Никакой разницы между живым и мертвым. Полная бесчувственность. Чувствительность и бесчувственность. Чувственность. За всеми словами стояли идеи. Как ему, должно быть, тяжело было понимать слова.

У Орфея была идея о том, что нужно сделать. Он верил в то, что мы намного сильнее, чем бессмертные и могущественные существа, захватившие нас. Орфей говорил, что любовь, вера, знание и даже смерть должны стать нашими знаменами, потому что мы знаем, что это такое, а для них это все красивые слова. Как должно восхищаться то, что умереть не может, скоротечностью жизни, ее цветом и увяданием.

Что у нас есть такого, спрашивала я, чего нет у них? Орфей говорил: у нас есть заблудившиеся мореходы, руки, книги, пожарные, очки, песни, булочки с корицей, зубы, цифры, ненависть, шариковые ручки, утраты. И я спросила его: разве это не просто вещи, Орфей? Вещи и понятия. И он ответил мне: если мы поймем, что это не просто вещи, тогда все начнется.
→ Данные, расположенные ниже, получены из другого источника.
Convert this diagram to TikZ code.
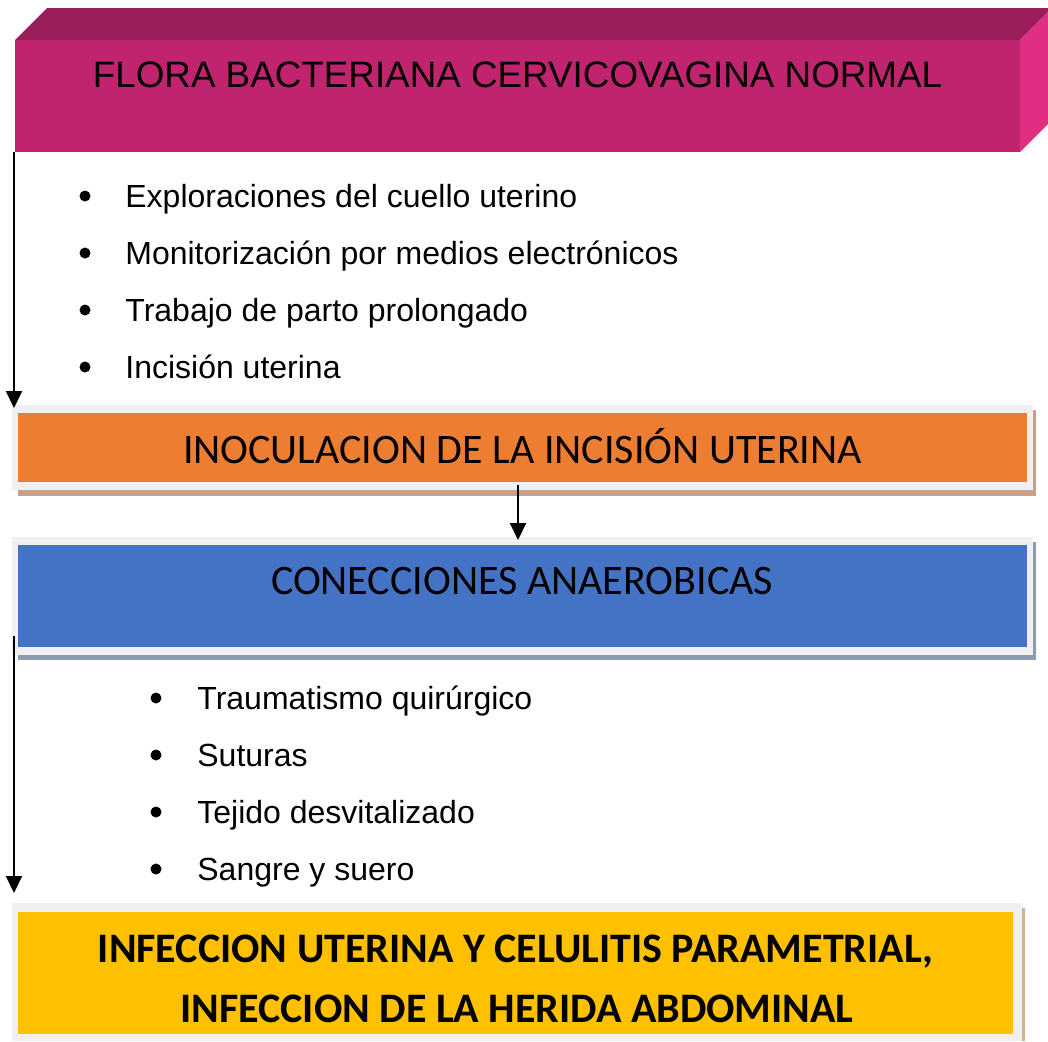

Все должно начаться внутри, в головах. Попробуй думать о мире, как об уравнении, ответ на которое и есть ты.

Я научилась, Орфей, теперь я всему научилась, но где же ты?

Стены были живы, в каком-то смысле. Снова уперевшись в стену рукой, я ощутила далекую дрожь, проходящую по ее волокнам.

Что мы утратили, и чего у нас избыток? Четыре тысячи лет, это очень много времени. Большинство империй не существуют так долго. Ни одна не существовала в неизменности. Как только тело мое расслабилось, я перевернулась, положила голову туда, где была голова Орфея. Не было и призрака его тепла. У всего есть причина, подумала я, и ты об этом знал. Будь ты на моем месте, у тебя уже были бы все ответы, даже те, для которых еще не заданы вопросы.